Description
Detailed Description
A top cabinet specimen from the 2021 Stronach Brook laumontite find. It is a plate mounded crystals and a distinct hemisphere at the right hand side. The crystals are sharp with good lustre, and with magnification one can easily see the classic monoclinic form of termination, with one large sloped face and one much smaller triangular one opposite (the latter is not always evident). In excellent condition – a few crystals are incomplete, but fantastic for the size of the piece. Looks super, with nice topography.
About the Minerals of the Bay of Fundy (click here)
About These Laumontite Specimens
Laumontite is a relatively common zeolite group mineral (that can occur in excellent specimens!) but because it usually dehydrates relatively quickly in air (and can then turn to powder), it is not so commonly preserved and encountered in mineral collections.
These laumontite specimens have been stabilized.
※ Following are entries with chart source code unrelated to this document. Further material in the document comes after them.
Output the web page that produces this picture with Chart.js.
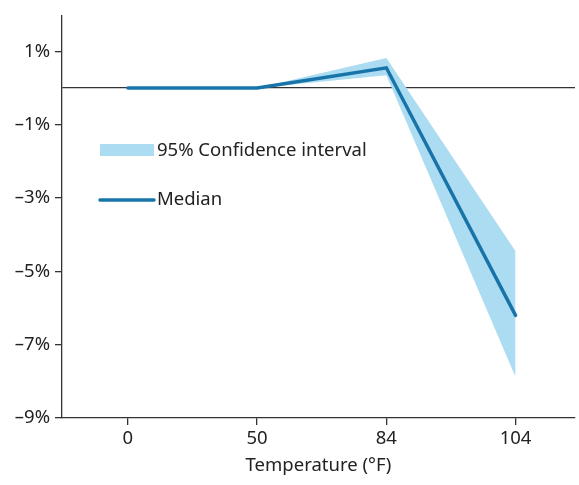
<!DOCTYPE html>
<html>
<head>
<meta charset="utf-8">
<script src="https://cdn.jsdelivr.net/npm/chart.js@4/dist/chart.umd.min.js"></script>
<style>
html,body{margin:0;padding:0;background:#fff;}
#wrap{width:579px;height:485px;position:relative;}
</style>
</head>
<body>
<div id="wrap"><canvas id="c" width="579" height="485"></canvas></div>
<script>
const categories = ['0', '50', '84', '104'];
const median = [0, 0, 0.55, -6.2];
const ciUpper = [0, 0, 0.82, -4.45];
const ciLower = [0, 0, 0.35, -7.88];
const yTicks = [-9, -7, -5, -3, -1, 0, 1];
const legendLabels = ['95% Confidence interval', 'Median'];
const xTitle = 'Temperature (°F)';

const FONT = '"Noto Sans", "Open Sans", sans-serif';
const AXIS = '#333333';
const BAND = '#abdcf2';
const LINE = '#1874a8';

const toPts = arr => arr.map((v, i) => ({x: i, y: v}));

const legendPlugin = {
  id: 'customLegend',
  afterDatasetsDraw(chart) {
    const ctx = chart.ctx;
    ctx.save();
    ctx.font = '18.5px ' + FONT;
    ctx.textBaseline = 'middle';
    ctx.fillStyle = BAND;
    ctx.fillRect(100, 144, 54, 12);
    ctx.fillStyle = '#222';
    ctx.fillText(legendLabels[0], 157, 151);
    ctx.strokeStyle = LINE;
    ctx.lineWidth = 3.5;
    ctx.lineCap = 'round';
    ctx.beginPath();
    ctx.moveTo(100, 200);
    ctx.lineTo(154, 200);
    ctx.stroke();
    ctx.fillText(legendLabels[1], 157, 200);
    ctx.restore();
  }
};

new Chart(document.getElementById('c'), {
  type: 'line',
  data: {
    datasets: [
      {label: 'upper', data: toPts(ciUpper), borderWidth: 0, borderColor: BAND, backgroundColor: BAND, fill: '+1', pointRadius: 0, tension: 0, order: 2},
      {label: 'lower', data: toPts(ciLower), borderWidth: 0, borderColor: BAND, backgroundColor: BAND, fill: false, pointRadius: 0, tension: 0, order: 2},
      {label: 'Median', data: toPts(median), borderWidth: 3.5, borderColor: LINE, borderCapStyle: 'round', borderJoinStyle: 'miter', fill: false, pointRadius: 0, tension: 0, order: 1}
    ]
  },
  options: {
    responsive: false,
    animation: false,
    devicePixelRatio: 1,
    layout: {padding: {top: 16, right: 4, left: 0, bottom: 0}},
    plugins: {legend: {display: false}, tooltip: {enabled: false}},
    scales: {
      x: {
        type: 'linear',
        min: -0.51,
        max: 3.46,
        afterBuildTicks(scale) { scale.ticks = categories.map((c, i) => ({value: i})); },
        afterFit(scale) { scale.height = 67; },
        ticks: {
          callback: (v) => categories[v] ?? '',
          font: {family: FONT, size: 18.5},
          color: '#222',
          padding: 3,
          maxRotation: 0,
          autoSkip: false
        },
        grid: {drawOnChartArea: false, color: AXIS, tickLength: 7, lineWidth: 1.3},
        border: {color: AXIS, width: 1.3},
        title: {display: true, text: xTitle, font: {family: FONT, size: 18.5}, color: '#222', padding: {top: 4, bottom: 8}}
      },
      y: {
        min: -9,
        max: 1.96,
        afterBuildTicks(scale) { scale.ticks = yTicks.map(v => ({value: v})); },
        afterFit(scale) { scale.width = 62; },
        ticks: {
          callback: (v) => v === 0 ? '' : (v < 0 ? '\u2013' + Math.abs(v) + '%' : v + '%'),
          font: {family: FONT, size: 18.5},
          color: '#222',
          padding: 5,
          autoSkip: false
        },
        grid: {
          drawOnChartArea: true,
          color: (c) => c.tick && c.tick.value === 0 ? AXIS : 'rgba(0,0,0,0)',
          tickColor: (c) => c.tick && c.tick.value === 0 ? 'rgba(0,0,0,0)' : AXIS,
          tickLength: 7,
          lineWidth: 1.3
        },
        border: {color: AXIS, width: 1.3}
      }
    }
  },
  plugins: [legendPlugin]
});
</script>
</body>
</html>
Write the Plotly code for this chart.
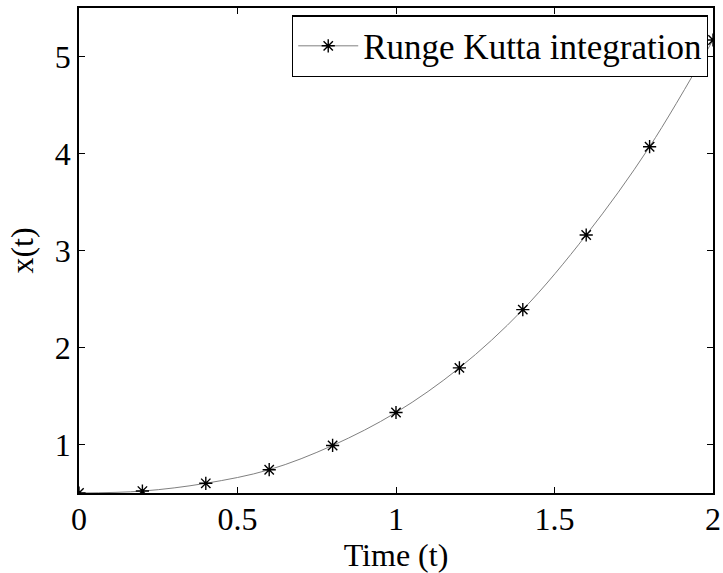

After experimentation with various methods and materials, it has been found that a technique using a mixture including water-soluble glue is the most effective, with no impact on the visual appearance of the specimens (colour or lustre). Nova Scotia laumontite specimens stabilized using this method have proven stable over longer than 20 years, with no indication that such stability will change (in mineral cabinets, at approximate normal indoor humidity levels – ranging from approx. 25-75%). Specimens in my own collection are as good as the day they were stabilized.
These excellent laumontite specimens are from a summer of 2021 find at Stronach Brook, a locality that is usually not rich in fine mineral specimens. They exhibit the habit typical of the best Nova Scotia laumontite specimens – they are hemispheres and mounds of very sharp, bright crystals.